Legacy and Relevance Today

Ambedkar’s insights into Pasmanda Muslims were remarkably prescient. Today, the Pasmanda movement has emerged as a significant socio-political force, particularly in states like Bihar and Uttar Pradesh. Leaders and activists within the movement often invoke Ambedkar to assert their rights and challenge both Ashraf hegemony and mainstream secular tokenism.

The current political discourse in India has also seen renewed attention toward the Pasmanda identity, with some parties attempting to include them in welfare schemes and political representation.

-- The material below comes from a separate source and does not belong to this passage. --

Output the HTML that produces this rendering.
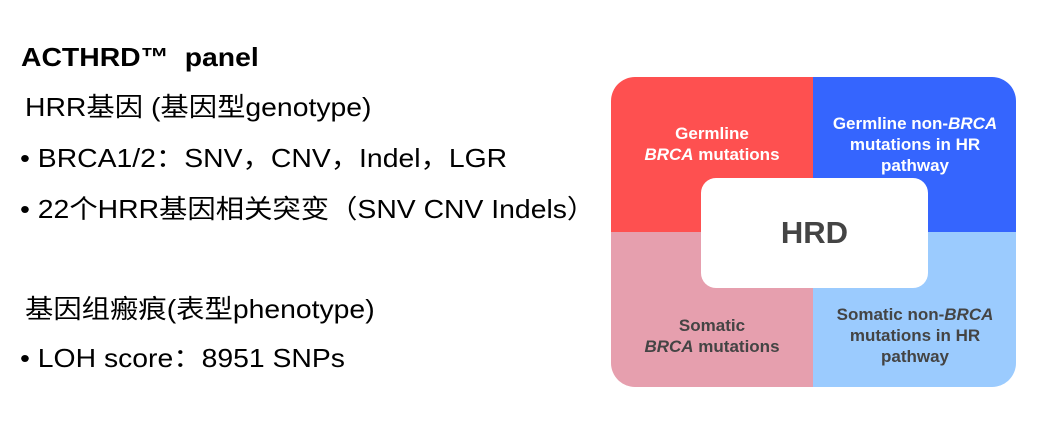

However, the core issues of discrimination, invisibility, and lack of leadership from within the Pasmanda community persist.

Ambedkar’s critique offers a powerful lens through which to understand these issues. His emphasis on social justice, representation, and autonomy remains relevant not only for Dalits but also for all marginalized groups within every religion, including Islam.

Conclusion

Dr. B. R. Ambedkar was not merely a Dalit icon or a legal genius; he was a visionary who dared to challenge the foundational hypocrisies of Indian society across religious lines. His nuanced understanding of caste among Indian Muslims and his sympathy toward the plight of Pasmanda Muslims reflect his broader commitment to social justice and equality.

By highlighting the internal hierarchies within Islam and arguing for distinct political and social recognition of Pasmanda Muslims, Ambedkar gave voice to those who had long been rendered invisible. His legacy continues to inspire movements that seek to empower the oppressed, not just within Hinduism, but across all religious communities in India.